Your goal: Using the listing below, give again exactly the lines from the line with "Give me the matplotlib source for this chart." to the line with "from matplotlib.patches import Rectangle", inclusive, without the pictures.

Task input:

>> BEGIN

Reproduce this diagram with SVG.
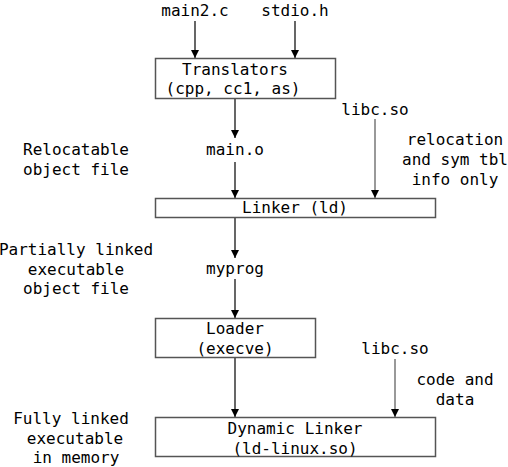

>> END
>> BEGIN

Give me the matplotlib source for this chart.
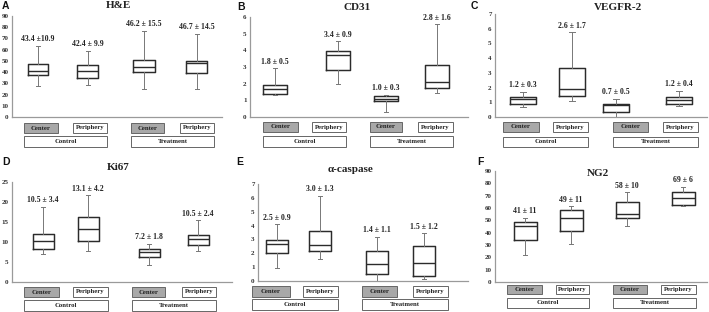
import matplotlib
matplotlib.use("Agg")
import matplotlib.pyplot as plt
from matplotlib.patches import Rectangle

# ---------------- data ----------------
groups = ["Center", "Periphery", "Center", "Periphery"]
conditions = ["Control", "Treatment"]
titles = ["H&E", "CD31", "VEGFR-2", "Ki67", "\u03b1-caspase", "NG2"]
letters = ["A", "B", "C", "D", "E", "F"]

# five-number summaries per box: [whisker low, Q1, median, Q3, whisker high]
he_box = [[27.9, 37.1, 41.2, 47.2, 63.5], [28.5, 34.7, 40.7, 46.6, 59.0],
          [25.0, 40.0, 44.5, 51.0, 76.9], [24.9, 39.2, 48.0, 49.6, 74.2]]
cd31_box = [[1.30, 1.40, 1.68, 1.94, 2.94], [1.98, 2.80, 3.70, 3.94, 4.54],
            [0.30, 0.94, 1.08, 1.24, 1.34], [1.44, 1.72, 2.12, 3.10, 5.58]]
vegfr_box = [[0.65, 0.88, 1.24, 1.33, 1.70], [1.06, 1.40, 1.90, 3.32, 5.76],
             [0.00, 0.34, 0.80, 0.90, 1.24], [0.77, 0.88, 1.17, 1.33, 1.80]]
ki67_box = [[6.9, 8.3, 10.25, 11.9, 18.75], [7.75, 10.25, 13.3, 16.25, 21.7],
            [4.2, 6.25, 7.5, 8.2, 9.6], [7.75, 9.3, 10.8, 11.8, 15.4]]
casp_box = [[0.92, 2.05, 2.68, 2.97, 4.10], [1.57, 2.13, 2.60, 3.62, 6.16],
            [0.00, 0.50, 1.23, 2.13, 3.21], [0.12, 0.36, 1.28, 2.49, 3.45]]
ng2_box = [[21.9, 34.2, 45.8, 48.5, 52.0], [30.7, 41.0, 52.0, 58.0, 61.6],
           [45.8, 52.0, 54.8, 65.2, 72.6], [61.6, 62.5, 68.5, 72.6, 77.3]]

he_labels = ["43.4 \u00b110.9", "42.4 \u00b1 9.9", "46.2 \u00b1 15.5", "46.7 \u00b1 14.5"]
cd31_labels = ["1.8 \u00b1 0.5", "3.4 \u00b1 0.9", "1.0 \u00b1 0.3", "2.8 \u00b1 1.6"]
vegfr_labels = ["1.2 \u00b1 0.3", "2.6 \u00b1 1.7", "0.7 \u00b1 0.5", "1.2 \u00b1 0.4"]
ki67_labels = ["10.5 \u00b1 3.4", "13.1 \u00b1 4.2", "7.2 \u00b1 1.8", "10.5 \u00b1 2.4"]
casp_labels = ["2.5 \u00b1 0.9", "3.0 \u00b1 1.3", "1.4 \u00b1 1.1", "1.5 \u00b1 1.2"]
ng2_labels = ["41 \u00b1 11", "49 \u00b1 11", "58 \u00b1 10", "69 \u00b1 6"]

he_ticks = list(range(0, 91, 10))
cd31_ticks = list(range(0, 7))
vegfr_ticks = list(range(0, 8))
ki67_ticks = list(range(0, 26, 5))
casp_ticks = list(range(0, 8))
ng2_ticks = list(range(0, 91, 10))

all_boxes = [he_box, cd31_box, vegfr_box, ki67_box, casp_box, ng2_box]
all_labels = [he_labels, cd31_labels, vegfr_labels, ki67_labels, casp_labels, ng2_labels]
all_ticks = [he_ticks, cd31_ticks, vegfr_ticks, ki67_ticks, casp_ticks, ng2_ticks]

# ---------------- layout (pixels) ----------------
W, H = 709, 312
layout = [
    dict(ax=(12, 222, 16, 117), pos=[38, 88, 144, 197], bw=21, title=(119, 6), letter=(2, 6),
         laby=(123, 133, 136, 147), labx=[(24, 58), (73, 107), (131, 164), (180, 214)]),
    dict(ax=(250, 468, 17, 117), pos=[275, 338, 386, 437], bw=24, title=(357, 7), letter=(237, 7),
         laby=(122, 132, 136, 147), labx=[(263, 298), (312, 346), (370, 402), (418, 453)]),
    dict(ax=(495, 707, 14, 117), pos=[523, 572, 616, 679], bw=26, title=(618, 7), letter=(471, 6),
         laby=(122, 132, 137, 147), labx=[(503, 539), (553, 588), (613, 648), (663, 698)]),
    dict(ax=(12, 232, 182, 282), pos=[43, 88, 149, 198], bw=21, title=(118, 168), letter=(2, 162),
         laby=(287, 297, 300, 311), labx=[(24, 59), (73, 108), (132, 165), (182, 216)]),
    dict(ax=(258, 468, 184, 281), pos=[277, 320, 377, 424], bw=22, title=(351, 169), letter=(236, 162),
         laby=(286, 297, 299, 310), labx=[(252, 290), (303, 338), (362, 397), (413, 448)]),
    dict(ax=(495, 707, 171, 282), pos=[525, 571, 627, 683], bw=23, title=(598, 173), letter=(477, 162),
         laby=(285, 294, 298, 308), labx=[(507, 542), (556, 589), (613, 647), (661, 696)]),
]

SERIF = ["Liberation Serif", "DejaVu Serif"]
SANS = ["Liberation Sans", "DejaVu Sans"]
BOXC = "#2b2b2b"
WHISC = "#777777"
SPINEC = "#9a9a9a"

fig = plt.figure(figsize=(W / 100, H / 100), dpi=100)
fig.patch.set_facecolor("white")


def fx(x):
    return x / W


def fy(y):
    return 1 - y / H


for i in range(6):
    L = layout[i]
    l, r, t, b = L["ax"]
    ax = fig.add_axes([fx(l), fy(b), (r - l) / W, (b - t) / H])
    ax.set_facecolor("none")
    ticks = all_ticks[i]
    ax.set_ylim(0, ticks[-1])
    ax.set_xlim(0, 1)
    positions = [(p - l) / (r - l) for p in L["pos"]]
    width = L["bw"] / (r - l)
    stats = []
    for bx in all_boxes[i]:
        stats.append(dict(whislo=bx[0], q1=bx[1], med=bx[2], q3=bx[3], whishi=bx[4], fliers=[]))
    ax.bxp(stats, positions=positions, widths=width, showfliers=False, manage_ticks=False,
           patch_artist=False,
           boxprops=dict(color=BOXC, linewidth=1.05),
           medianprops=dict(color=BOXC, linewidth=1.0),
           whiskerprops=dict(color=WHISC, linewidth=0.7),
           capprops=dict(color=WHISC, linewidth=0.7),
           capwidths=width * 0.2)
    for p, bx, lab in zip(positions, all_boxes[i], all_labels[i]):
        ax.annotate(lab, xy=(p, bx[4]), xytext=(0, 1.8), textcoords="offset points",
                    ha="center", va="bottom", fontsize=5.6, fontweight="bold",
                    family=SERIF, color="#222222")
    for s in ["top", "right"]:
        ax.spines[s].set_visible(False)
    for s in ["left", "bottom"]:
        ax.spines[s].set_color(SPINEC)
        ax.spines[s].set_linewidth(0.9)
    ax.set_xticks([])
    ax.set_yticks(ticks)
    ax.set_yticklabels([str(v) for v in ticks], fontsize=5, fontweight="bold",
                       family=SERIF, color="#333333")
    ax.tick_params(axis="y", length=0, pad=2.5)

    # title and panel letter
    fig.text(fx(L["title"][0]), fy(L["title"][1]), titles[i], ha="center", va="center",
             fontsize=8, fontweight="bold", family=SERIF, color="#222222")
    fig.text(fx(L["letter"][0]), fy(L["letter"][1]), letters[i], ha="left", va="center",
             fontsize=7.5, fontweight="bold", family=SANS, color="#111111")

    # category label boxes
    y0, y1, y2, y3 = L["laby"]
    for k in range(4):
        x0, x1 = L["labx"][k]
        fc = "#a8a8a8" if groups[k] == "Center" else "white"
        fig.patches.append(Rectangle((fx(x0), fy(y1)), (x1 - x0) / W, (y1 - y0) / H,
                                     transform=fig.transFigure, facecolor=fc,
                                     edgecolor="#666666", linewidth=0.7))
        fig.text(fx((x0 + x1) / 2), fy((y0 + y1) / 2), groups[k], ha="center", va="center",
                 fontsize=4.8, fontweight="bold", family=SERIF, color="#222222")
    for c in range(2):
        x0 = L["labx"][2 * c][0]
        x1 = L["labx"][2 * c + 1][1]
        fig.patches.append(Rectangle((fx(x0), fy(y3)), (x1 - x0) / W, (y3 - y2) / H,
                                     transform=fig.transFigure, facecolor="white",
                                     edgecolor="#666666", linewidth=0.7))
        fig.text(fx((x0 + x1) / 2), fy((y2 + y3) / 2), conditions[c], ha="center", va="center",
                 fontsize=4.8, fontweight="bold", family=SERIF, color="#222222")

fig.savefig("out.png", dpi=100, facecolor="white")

>> END

Full answer:
Give me the matplotlib source for this chart.
import matplotlib
matplotlib.use("Agg")
import matplotlib.pyplot as plt
from matplotlib.patches import Rectangle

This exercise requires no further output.